What the task asks -> Copy exactly, leaving out every image, the lines from the one with "Rebuild this diagram" through the one with "(n2) at (14,188)", inclusive.

╭──

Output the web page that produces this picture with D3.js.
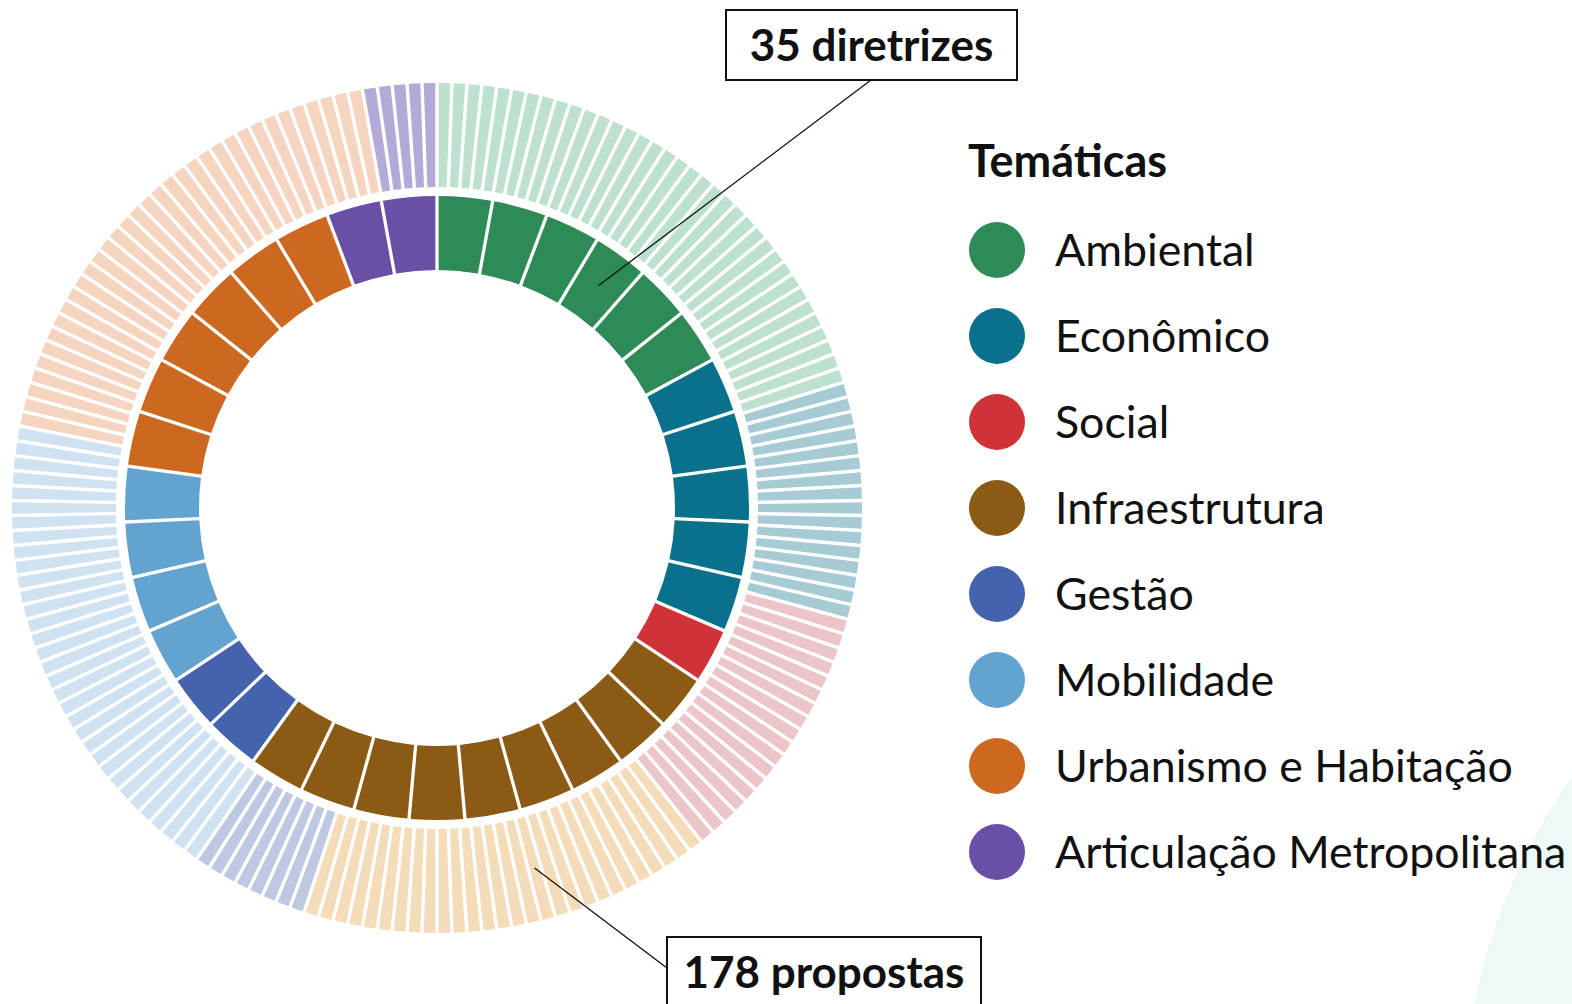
<!DOCTYPE html>
<html>
<head>
<meta charset="utf-8">
<script src="https://cdn.jsdelivr.net/npm/d3@7"></script>
<style>
  html, body { margin: 0; padding: 0; background: #fff; }
  svg { display: block; }
  text { font-family: Lato, "Noto Sans", sans-serif; fill: #111; }
</style>
</head>
<body>
<div id="graph"></div>
<script>
// thematic categories, clockwise from the top
const categories = ['Ambiental', 'Econômico', 'Social', 'Infraestrutura', 'Gestão', 'Mobilidade', 'Urbanismo e Habitação', 'Articulação Metropolitana'];
const diretrizes = [6, 5, 1, 9, 2, 4, 6, 2];          // inner ring, total 35
const propostas = [36, 16, 18, 28, 8, 33, 34, 5];     // outer ring, total 178
const darkColors = ['#2e8b57', '#0a718c', '#d03337', '#8b5a14', '#4563ad', '#63a3d0', '#cd6820', '#6a4fa7'];
const lightColors = ['#bde0cf', '#a6cbd5', '#ebc5c8', '#f3dcb7', '#bfc8e2', '#d0e2f1', '#f5d5c0', '#b5a9d7'];
const legendTitle = 'Temáticas';
const labelDiretrizes = '35 diretrizes';
const labelPropostas = '178 propostas';

let width = 1572,
  height = 1004,
  cx = 437,
  cy = 508;

const svg = d3.select('#graph').append('svg')
  .attr('width', width)
  .attr('height', height);

// faint background blob, bottom right
svg.append('circle')
  .attr('cx', 2065).attr('cy', 1122).attr('r', 602)
  .attr('fill', '#ecf9f6');

// one item per diretriz / proposta
function expand(counts) {
  let items = [];
  counts.forEach(function(n, c) {
    d3.range(n).forEach(function() { items.push({ cat: c }); });
  });
  return items;
}

const color = d3.scaleOrdinal().domain(d3.range(categories.length)).range(darkColors);
const colorLight = d3.scaleOrdinal().domain(d3.range(categories.length)).range(lightColors);

const pieInner = d3.pie().value(1).sort(null).padAngle(0.011);
const pieOuter = d3.pie().value(1).sort(null).padAngle(0.0085);

const arcInner = d3.arc().innerRadius(238).outerRadius(312).padRadius(300);
const arcOuter = d3.arc().innerRadius(321).outerRadius(425).padRadius(400);

const chart = svg.append('g').attr('transform', 'translate(' + [cx, cy] + ')');

const innerArcs = pieInner(expand(diretrizes));
const outerArcs = pieOuter(expand(propostas));

chart.append('g').selectAll('path')
  .data(outerArcs)
  .enter().append('path')
  .attr('d', arcOuter)
  .attr('fill', function(d) { return colorLight(d.data.cat); });

chart.append('g').selectAll('path')
  .data(innerArcs)
  .enter().append('path')
  .attr('d', arcInner)
  .attr('fill', function(d) { return color(d.data.cat); });

// callouts
function callout(label, box, target, from) {
  const p = target;
  svg.append('line')
    .attr('x1', from[0]).attr('y1', from[1])
    .attr('x2', cx + p[0]).attr('y2', cy + p[1])
    .attr('stroke', '#111').attr('stroke-width', 1.3);
  svg.append('rect')
    .attr('x', box.x).attr('y', box.y)
    .attr('width', box.w).attr('height', box.h)
    .attr('fill', '#fff').attr('stroke', '#111').attr('stroke-width', 2);
  svg.append('text')
    .attr('x', box.x + box.w / 2).attr('y', box.ty)
    .attr('text-anchor', 'middle')
    .attr('font-size', 44).attr('font-weight', 'bold')
    .text(label);
}

callout(labelDiretrizes, { x: 726, y: 10, w: 291, h: 70, ty: 61 }, arcInner.centroid(innerArcs[3]), [871, 80]);
callout(labelPropostas, { x: 667, y: 937, w: 314, h: 90, ty: 988 }, arcOuter.centroid(outerArcs[81]), [667, 968]);

// legend
const legend = svg.append('g').attr('transform', 'translate(971, 0)');

legend.append('text')
  .attr('x', -3).attr('y', 177)
  .attr('font-size', 45).attr('font-weight', 'bold')
  .text(legendTitle);

const y = d3.scalePoint().domain(d3.range(categories.length)).range([250, 852]);

const rows = legend.selectAll('g.row')
  .data(categories)
  .enter().append('g')
  .classed('row', true)
  .attr('transform', function(d, i) { return 'translate(0,' + y(i) + ')'; });

rows.append('circle')
  .attr('cx', 26).attr('cy', 0).attr('r', 28)
  .attr('fill', function(d, i) { return color(i); });

rows.append('text')
  .attr('x', 84).attr('y', 0).attr('dy', '0.35em')
  .attr('font-size', 44.7)
  .text(function(d) { return d; });
</script>
</body>
</html>
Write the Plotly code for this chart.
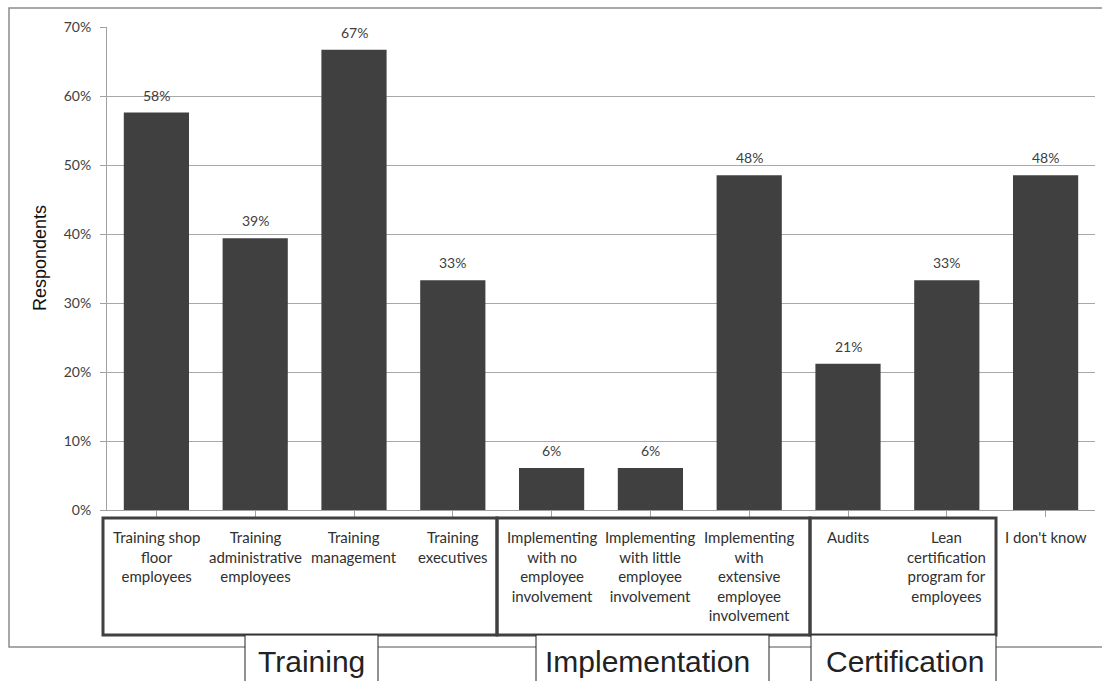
import plotly.graph_objects as go

categories = [
    "Training shop<br>floor<br>employees",
    "Training<br>administrative<br>employees",
    "Training<br>management",
    "Training<br>executives",
    "Implementing<br>with no<br>employee<br>involvement",
    "Implementing<br>with little<br>employee<br>involvement",
    "Implementing<br>with<br>extensive<br>employee<br>involvement",
    "Audits",
    "Lean<br>certification<br>program for<br>employees",
    "I don't know",
]
values = [0.576, 0.394, 0.667, 0.333, 0.061, 0.061, 0.485, 0.212, 0.333, 0.485]
labels = ["58%", "39%", "67%", "33%", "6%", "6%", "48%", "21%", "33%", "48%"]
tick_vals = [0, 0.1, 0.2, 0.3, 0.4, 0.5, 0.6, 0.7]
tick_text = ["0%", "10%", "20%", "30%", "40%", "50%", "60%", "70%"]
groups = ["Training", "Implementation", "Certification"]

W, H = 1102, 681
X0, X1, Y0, Y1 = 107, 1095, 510, 27


def px(x):
    return (x - X0) / (X1 - X0)


def py(y):
    return (Y0 - y) / (Y0 - Y1)


xs = list(range(len(categories)))

fig = go.Figure()
fig.add_trace(go.Bar(
    x=xs, y=values, marker=dict(color="#404040", line=dict(width=0)),
    width=0.66, hoverinfo="skip",
))

shapes = []
# outer chart border
shapes.append(dict(type="rect", xref="paper", yref="paper",
                   x0=px(9), x1=px(1112), y0=py(8), y1=py(647),
                   line=dict(color="#8c8c8c", width=1.5), fillcolor="rgba(0,0,0,0)"))
# thick group boxes
for a, b in [(103, 497), (497, 810), (810, 996)]:
    shapes.append(dict(type="rect", xref="paper", yref="paper",
                       x0=px(a), x1=px(b), y0=py(518), y1=py(635),
                       line=dict(color="#404040", width=3), fillcolor="rgba(0,0,0,0)"))
# group label boxes
label_boxes = [(245, 378), (536, 769), (811, 996)]
for a, b in label_boxes:
    shapes.append(dict(type="rect", xref="paper", yref="paper",
                       x0=px(a), x1=px(b), y0=py(635), y1=py(700),
                       line=dict(color="#222222", width=1), fillcolor="white"))

annotations = []
for i, (v, t) in enumerate(zip(values, labels)):
    annotations.append(dict(x=i, y=v, xref="x", yref="y", text=t,
                            showarrow=False, yanchor="bottom", xanchor="center",
                            yshift=7,
                            font=dict(family="Lato", size=14, color="#404040")))
for i, c in enumerate(categories):
    annotations.append(dict(x=i, y=py(526), xref="x", yref="paper", text=c,
                            showarrow=False, yanchor="top", xanchor="center",
                            align="center",
                            font=dict(family="Lato", size=15, color="#303030")))
for (a, b), g, cx in zip(label_boxes, groups, [311, 647, 905]):
    annotations.append(dict(x=px(cx), y=py(661), xref="paper", yref="paper", text=g,
                            showarrow=False, xanchor="center", yanchor="middle",
                            font=dict(family="Liberation Sans", size=30, color="#222222")))
annotations.append(dict(x=px(40), y=py(258), xref="paper", yref="paper",
                        text="Respondents", textangle=-90, showarrow=False,
                        xanchor="center", yanchor="middle",
                        font=dict(family="Liberation Sans", size=18, color="#111111")))

fig.update_layout(
    width=W, height=H,
    margin=dict(l=X0, r=W - X1, t=Y1, b=H - Y0, pad=0),
    paper_bgcolor="white", plot_bgcolor="white",
    showlegend=False, shapes=shapes, annotations=annotations,
)
fig.update_xaxes(
    range=[-0.5, len(categories) - 0.5], tickmode="array", tickvals=xs,
    showticklabels=False, tickson="boundaries", ticks="outside", ticklen=6,
    tickcolor="#a0a0a0", showline=True, linecolor="#a0a0a0", linewidth=1,
    showgrid=False, zeroline=False, fixedrange=True,
)
fig.update_yaxes(
    range=[0, 0.7], tickmode="array", tickvals=tick_vals, ticktext=tick_text,
    ticks="outside", ticklen=6, tickcolor="#a0a0a0", ticklabelstandoff=6,
    showline=True, linecolor="#a0a0a0", linewidth=1,
    showgrid=True, gridcolor="#a8a8a8", gridwidth=1, zeroline=False,
    tickfont=dict(family="Lato", size=14, color="#404040"), fixedrange=True,
)

fig.write_html("out.html")
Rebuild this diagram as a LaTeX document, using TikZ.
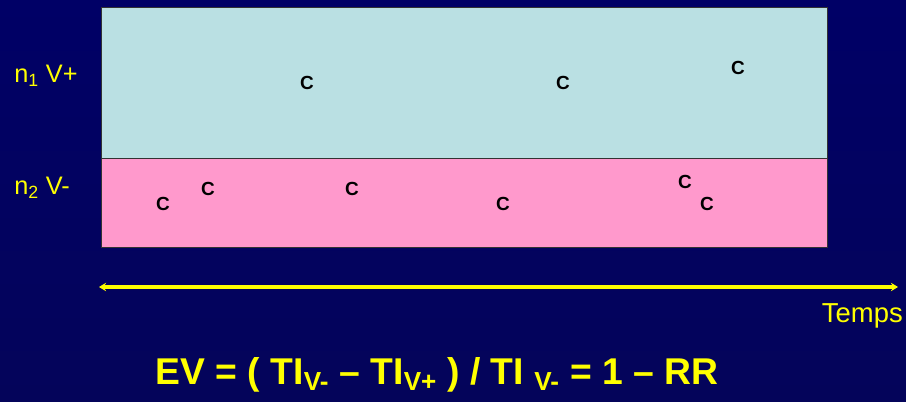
\documentclass[tikz,border=0pt]{standalone}
\usepackage{fontspec}
\setmainfont{Liberation Sans}
\usepackage{xcolor}
\usetikzlibrary{positioning, calc, arrows.meta}
\definecolor{navy}{HTML}{000066}
\definecolor{deepblue}{HTML}{04045A}
\definecolor{paleblue}{HTML}{BAE0E3}
\definecolor{rosepink}{HTML}{FF99CC}
\definecolor{signyellow}{HTML}{FFFF00}
\tikzset{
  band/.style={draw=black!80, line width=0.6pt, rectangle, inner sep=0pt, outer sep=0pt, minimum width=18.125cm},
  case/.style={font=\fontsize{13.5}{14}\selectfont\bfseries, text=black, inner sep=0pt},
  grouplabel/.style={font=\fontsize{18}{20}\selectfont, text=signyellow, anchor=west, inner sep=0pt},
}
\begin{document}
\begin{tikzpicture}[x=0.025cm, y=-0.025cm]
% background
\shade[top color=navy, bottom color=deepblue] (0,0) rectangle (906,401);
\useasboundingbox (0,0) rectangle (906,401);

% Groups
\node[band, fill=paleblue, minimum height=3.775cm] (exposed) at (464.5,82.5) {};
\node[band, fill=rosepink, minimum height=2.225cm] (unexposed) at (464.5,202.5) {};
\node[grouplabel] (n1) at (14,76) {n\textsubscript{1} V+};
\node[grouplabel] (n2) at (14,188) {n\textsubscript{2} V-};

% Cases
\node[case] (c1) at (307,83) {C};
\node[case] (c2) at (563,83) {C};
\node[case] (c3) at (738,68) {C};
\node[case] (c4) at (163,204) {C};
\node[case] (c5) at (208,189) {C};
\node[case] (c6) at (352,189) {C};
\node[case] (c7) at (503,204) {C};
\node[case] (c8) at (685,182) {C};
\node[case] (c9) at (707,204) {C};

% Time axis
\coordinate (tstart) at (99,287);
\coordinate (tend) at (898,287);
\draw[{Stealth[length=5pt,width=6pt]}-{Stealth[length=5pt,width=6pt]}, signyellow, line width=2.2pt] (tstart) -- (tend);
\node[font=\fontsize{19.5}{21}\selectfont, text=signyellow, anchor=east, inner sep=0pt] (temps) at (903,316) {Temps};

% Formula
\node[font=\fontsize{26.5}{28}\selectfont\bfseries, text=signyellow, inner sep=0pt] (formula) at (437,375)
  {EV = ( TI\textsubscript{V-} – TI\textsubscript{V+} ) / TI \textsubscript{V-} = 1 – RR};
\end{tikzpicture}
\end{document}
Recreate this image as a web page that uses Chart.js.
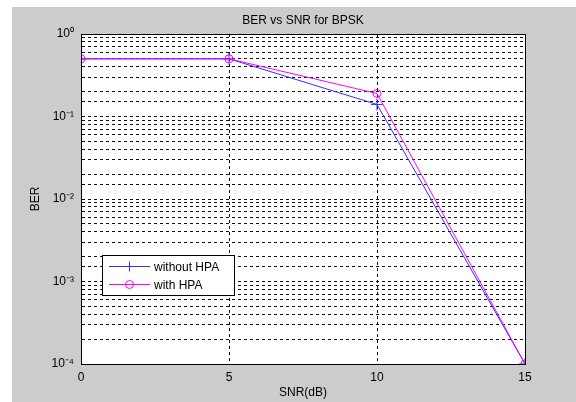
<!DOCTYPE html>
<html>
<head>
<meta charset="utf-8">
<script src="https://cdn.jsdelivr.net/npm/chart.js@4"></script>
<style>
  body { margin: 0; background: #fff; }
  canvas { display: block; }
</style>
</head>
<body>
<canvas id="berChart" width="576" height="402"></canvas>
<script>
        // data
        var snr = [0, 5, 10, 15];
        var berWithoutHPA = [0.5, 0.5, 0.14, 0.0001];
        var berWithHPA = [0.5, 0.5, 0.19, 0.0001];
        var seriesNames = ['without HPA', 'with HPA'];
        var chartTitle = 'BER vs SNR for BPSK';
        var xTicks = [0, 5, 10, 15];
        var yDecades = [1, 0.1, 0.01, 0.001, 0.0001];
        var yDecadeLabels = ['10\u2070', '10\u207B\u00B9', '10\u207B\u00B2', '10\u207B\u00B3', '10\u207B\u2074'];

        var fontFamily = '"Liberation Sans", Arial, sans-serif';

        // grey figure background, white axes box, title over the axes
        var figureBg = {
            id: 'figureBg',
            beforeDraw: function (chart) {
                var c = chart.ctx, a = chart.chartArea;
                c.save();
                c.fillStyle = '#fff';
                c.fillRect(0, 0, chart.width, chart.height);
                c.fillStyle = '#cccccc';
                c.fillRect(12, 7, chart.width - 12, chart.height - 7);
                c.fillStyle = '#fff';
                c.fillRect(a.left, a.top, a.right - a.left, a.bottom - a.top);
                c.restore();
            },
            afterDatasetsDraw: function (chart) {
                var c = chart.ctx, a = chart.chartArea;
                c.save();
                c.strokeStyle = '#000';
                c.lineWidth = 1;
                c.strokeRect(Math.round(a.left) + 0.5, Math.round(a.top) + 0.5,
                    Math.round(a.right - a.left), Math.round(a.bottom - a.top));
                c.fillStyle = '#000';
                c.font = '12px ' + fontFamily;
                c.textAlign = 'center';
                c.textBaseline = 'middle';
                c.fillText(chartTitle, (a.left + a.right) / 2, 21);
                c.restore();
            }
        };

        // MATLAB style legend box in the lower left of the axes
        var boxLegend = {
            id: 'boxLegend',
            afterDraw: function (chart) {
                var c = chart.ctx;
                var x = 102, y = 255, w = 132, h = 40;
                c.save();
                c.fillStyle = '#fff';
                c.fillRect(x, y, w, h);
                c.strokeStyle = '#000';
                c.lineWidth = 1;
                c.strokeRect(x + 0.5, y + 0.5, w, h);
                c.font = '12px ' + fontFamily;
                c.textBaseline = 'middle';
                chart.data.datasets.slice().sort(function (p, q) { return p.legendIndex - q.legendIndex; })
                    .forEach(function (ds, i) {
                        var ry = y + 11.5 + i * 18;
                        c.strokeStyle = ds.borderColor;
                        c.beginPath();
                        c.moveTo(x + 7, ry);
                        c.lineTo(x + 48, ry);
                        c.stroke();
                        var mx = x + 27.5;
                        c.beginPath();
                        if (ds.pointStyle === 'cross') {
                            c.moveTo(mx, ry - 5); c.lineTo(mx, ry + 5);
                            c.moveTo(mx - 5, ry); c.lineTo(mx + 5, ry);
                        } else {
                            c.arc(mx, ry, 4, 0, Math.PI * 2);
                        }
                        c.stroke();
                        c.fillStyle = '#000';
                        c.fillText(ds.label, x + 52, ry + 1);
                    });
                c.restore();
            }
        };

        var ctx = document.getElementById('berChart').getContext('2d');
        var berChart = new Chart(ctx, {
            type: 'line',
            data: {
                datasets: [{
                    label: seriesNames[0],
                    legendIndex: 0,
                    data: snr.map(function (s, i) { return { x: s, y: berWithoutHPA[i] }; }),
                    borderColor: '#3030ff',
                    borderWidth: 1,
                    pointStyle: 'cross',
                    pointRadius: 6,
                    pointBorderColor: '#3030ff',
                    pointBorderWidth: 1,
                    fill: false,
                    tension: 0,
                    order: 1
                }, {
                    label: seriesNames[1],
                    legendIndex: 1,
                    data: snr.map(function (s, i) { return { x: s, y: berWithHPA[i] }; }),
                    borderColor: '#ff00ff',
                    borderWidth: 1,
                    pointStyle: 'circle',
                    pointRadius: 4,
                    pointBorderColor: '#ff00ff',
                    pointBackgroundColor: 'rgba(0,0,0,0)',
                    pointBorderWidth: 1,
                    fill: false,
                    tension: 0,
                    order: 0
                }]
            },
            options: {
                responsive: false,
                animation: false,
                events: [],
                layout: { padding: { left: 0, right: 51, top: 34, bottom: 0 } },
                plugins: {
                    legend: { display: false },
                    tooltip: { enabled: false },
                    title: { display: false }
                },
                scales: {
                    x: {
                        type: 'linear',
                        min: 0,
                        max: 15,
                        afterBuildTicks: function (scale) {
                            scale.ticks = xTicks.map(function (v) { return { value: v }; });
                        },
                        afterFit: function (scale) { scale.height = 38; },
                        grid: {
                            color: '#111',
                            lineWidth: 1,
                            tickLength: 0,
                            drawTicks: false,
                            borderDash: [3, 3]
                        },
                        border: { display: true, color: 'rgba(0,0,0,0)', dash: [3, 3] },
                        ticks: {
                            color: '#000',
                            padding: 6,
                            maxRotation: 0,
                            font: { family: fontFamily, size: 12 }
                        },
                        title: {
                            display: true,
                            text: 'SNR(dB)',
                            color: '#000',
                            font: { family: fontFamily, size: 12 },
                            padding: { top: 0, bottom: 2 }
                        }
                    },
                    y: {
                        type: 'logarithmic',
                        min: 0.0001,
                        max: 1,
                        afterFit: function (scale) { scale.width = 81; },
                        grid: {
                            color: '#111',
                            lineWidth: 1,
                            tickLength: 0,
                            drawTicks: false,
                            borderDash: [3, 3]
                        },
                        border: { display: true, color: 'rgba(0,0,0,0)', dash: [3, 3] },
                        ticks: {
                            color: '#000',
                            padding: 7,
                            autoSkip: false,
                            font: { family: fontFamily, size: 12 },
                            callback: function (v) {
                                for (var i = 0; i < yDecades.length; i++) {
                                    if (Math.abs(Math.log10(v) - Math.log10(yDecades[i])) < 1e-6) return yDecadeLabels[i];
                                }
                                return '';
                            }
                        },
                        title: {
                            display: true,
                            text: 'BER',
                            color: '#000',
                            font: { family: fontFamily, size: 12 },
                            padding: { top: 28, bottom: 0 }
                        }
                    }
                }
            },
            plugins: [figureBg, boxLegend]
        });
</script>
</body>
</html>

╰──

Expected output ->
Rebuild this diagram as a LaTeX document, using TikZ.
\documentclass[tikz,border=0pt]{standalone}
\usepackage{fontspec}
\setmainfont{Liberation Sans}
\usepackage{xcolor}
\usetikzlibrary{positioning, calc, arrows.meta}
\definecolor{navy}{HTML}{000066}
\definecolor{deepblue}{HTML}{04045A}
\definecolor{paleblue}{HTML}{BAE0E3}
\definecolor{rosepink}{HTML}{FF99CC}
\definecolor{signyellow}{HTML}{FFFF00}
\tikzset{
  band/.style={draw=black!80, line width=0.6pt, rectangle, inner sep=0pt, outer sep=0pt, minimum width=18.125cm},
  case/.style={font=\fontsize{13.5}{14}\selectfont\bfseries, text=black, inner sep=0pt},
  grouplabel/.style={font=\fontsize{18}{20}\selectfont, text=signyellow, anchor=west, inner sep=0pt},
}
\begin{document}
\begin{tikzpicture}[x=0.025cm, y=-0.025cm]
% background
\shade[top color=navy, bottom color=deepblue] (0,0) rectangle (906,401);
\useasboundingbox (0,0) rectangle (906,401);

% Groups
\node[band, fill=paleblue, minimum height=3.775cm] (exposed) at (464.5,82.5) {};
\node[band, fill=rosepink, minimum height=2.225cm] (unexposed) at (464.5,202.5) {};
\node[grouplabel] (n1) at (14,76) {n\textsubscript{1} V+};
\node[grouplabel] (n2) at (14,188) {n\textsubscript{2} V-};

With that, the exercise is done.